The news of a young German girl having been raped by a minister's son in Goa came last week. In quick succession to the Scarlett Keeling murder case a year ago, this just confirms that rot from the rest of India has finally caught up with the hitherto insulated paradise.
So far, mention of the word "Goa" instantly engendered visions of unending white sandy beaches, palm-fringed shores, narrow, winding roads, pristine white, European-styled churches and the laid-back but friendly Goanese.
I had first visited Goa in 1994. Watching the entire state from the window of a descending aircraft (one circle of the plane covered whole of the tiny state), it looked like God's imagination and man's dreams had converged to create this paradise. Picture-postcard was too trite to describe the place when you actually travelled around the state, from its secluded, blissful north to the bustling and sunny southern beaches.
Lashed gently by the Arabian Sea on one side and grounded by the western ghats on the other, it was a land you never wanted to come back from....until your money ran out.
It was also difficult to imagine that this was indeed part of the larger chaos called India.
Unlike the rest of India, there were no dirtly slums, the roads were smooth and people friendly. Crime was low, there were enough tourists to keep the state and its inhabitants reasonably affluent. The Goans, otherwise prompt and cheerful (our cab driver --Joe--used to appear every morning at 9 smartly dressed, with his sunglasses), however, kept their shops closed in the afternoon, to ensure they had their feni drink and their 'siesta' every day.
Except for a couple of crowded beaches like Calangute and Miramar and a couple of 'shady' beaches like Anjuna and Vagatur--where European hippies from the 60's had settled down to peddling soft drugs--the rest of the state was, indeed, 365 days a year on holiday. That was Goa then. Sedate yet fun.
But how long could El Dorado hold out while the rest of India was falling prey to corrupt and mostly criminal politicians, cut-throat commercialisation, and a general descent into jungle-raaj.
First came the rape and murder of Scarlett Keeling, a British-teenager-gone-astray, who had wandered into the drug and crime infested underbelly of Goa. The three men who allegedly committed the crime, supplied her with drugs when she needed them and expected sexual favours when they needed those.
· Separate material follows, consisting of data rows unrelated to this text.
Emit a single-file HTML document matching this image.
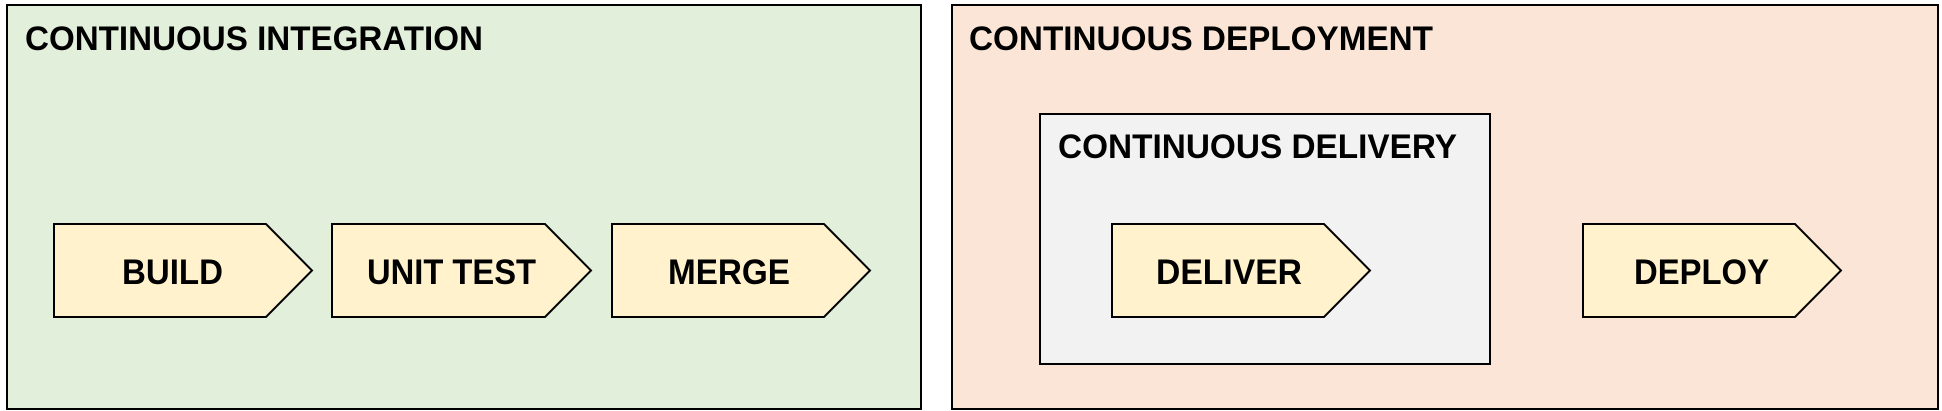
<!DOCTYPE html>
<html><head><meta charset="utf-8"><style>
html,body{margin:0;padding:0;background:#fff;}
svg{display:block;}
text{font-family:"Liberation Sans",sans-serif;font-weight:bold;fill:#000;}
</style></head><body>
<svg width="1942" height="411" viewBox="0 0 1942 411" xmlns="http://www.w3.org/2000/svg">
<rect x="7" y="5" width="914" height="404" fill="#e2efdb" stroke="#000" stroke-width="2"/>
<rect x="952" y="5" width="986" height="404" fill="#fbe5d6" stroke="#000" stroke-width="2"/>
<rect x="1040" y="114" width="450" height="250" fill="#f2f2f2" stroke="#000" stroke-width="2"/>
<g fill="#fff2cc" stroke="#000" stroke-width="2">
<polygon points="54,224 266,224 312,270.5 266,317 54,317"/>
<polygon points="332,224 545,224 591,270.5 545,317 332,317"/>
<polygon points="612,224 824,224 870,270.5 824,317 612,317"/>
<polygon points="1112,224 1324,224 1370,270.5 1324,317 1112,317"/>
<polygon points="1583,224 1795,224 1841,270.5 1795,317 1583,317"/>
</g>
<g font-size="34">
<text x="25" y="50" textLength="458" lengthAdjust="spacingAndGlyphs">CONTINUOUS INTEGRATION</text>
<text x="969" y="50" textLength="464" lengthAdjust="spacingAndGlyphs">CONTINUOUS DEPLOYMENT</text>
<text x="1058" y="158" textLength="399" lengthAdjust="spacingAndGlyphs">CONTINUOUS DELIVERY</text>
</g>
<g font-size="35">
<text x="122" y="284" textLength="101" lengthAdjust="spacingAndGlyphs">BUILD</text>
<text x="367" y="284" textLength="169" lengthAdjust="spacingAndGlyphs">UNIT TEST</text>
<text x="668" y="284" textLength="122" lengthAdjust="spacingAndGlyphs">MERGE</text>
<text x="1156" y="284" textLength="146" lengthAdjust="spacingAndGlyphs">DELIVER</text>
<text x="1634" y="284" textLength="135" lengthAdjust="spacingAndGlyphs">DEPLOY</text>
</g>
</svg>
</body></html>
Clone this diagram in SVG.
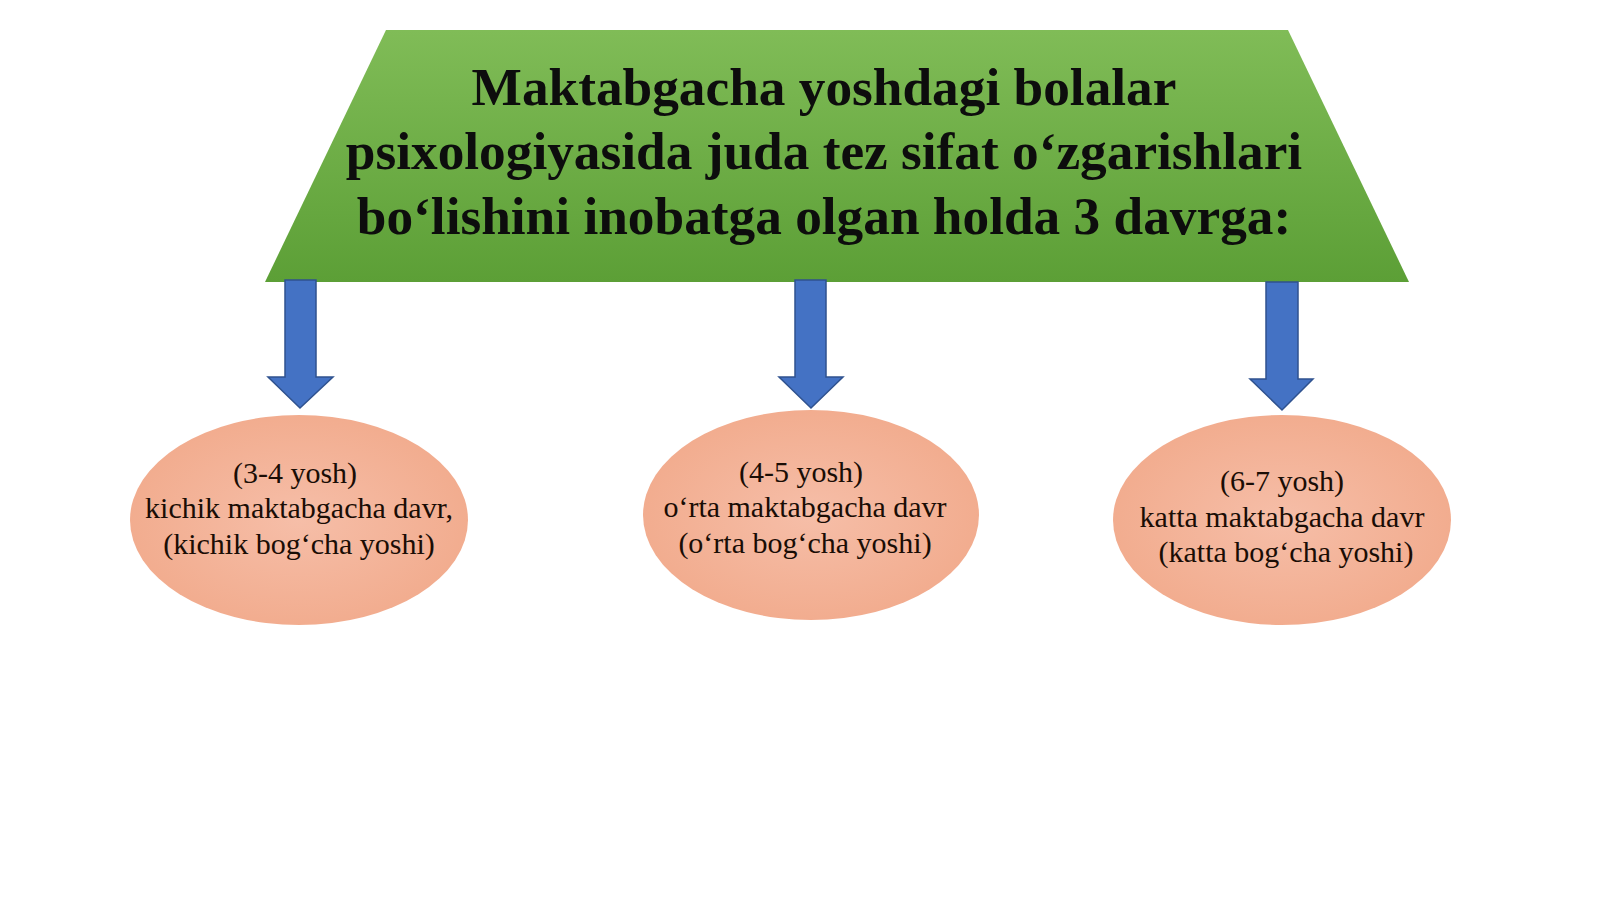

She probably protested one night, with a fatal result: she was raped and killed on a beach in the middle of the night.
The top suspect in the Scarlett Keeling case is being protected by the state government and the drugs mafia, which is now well-entrenched in the state, alleged Scarlett's mother while vowing to pursue the authorities until justice is done.
Now, a 14-year-old German girl has gone to the police and registered a rape case against the son of Goa's education minister. His son has disappeared and the minister is claiming that he is innocent and that all this is a political conspiracy hatched by his opponents.
Sound familiar? I bet it would, to anyone who has lived his life in the rest of India.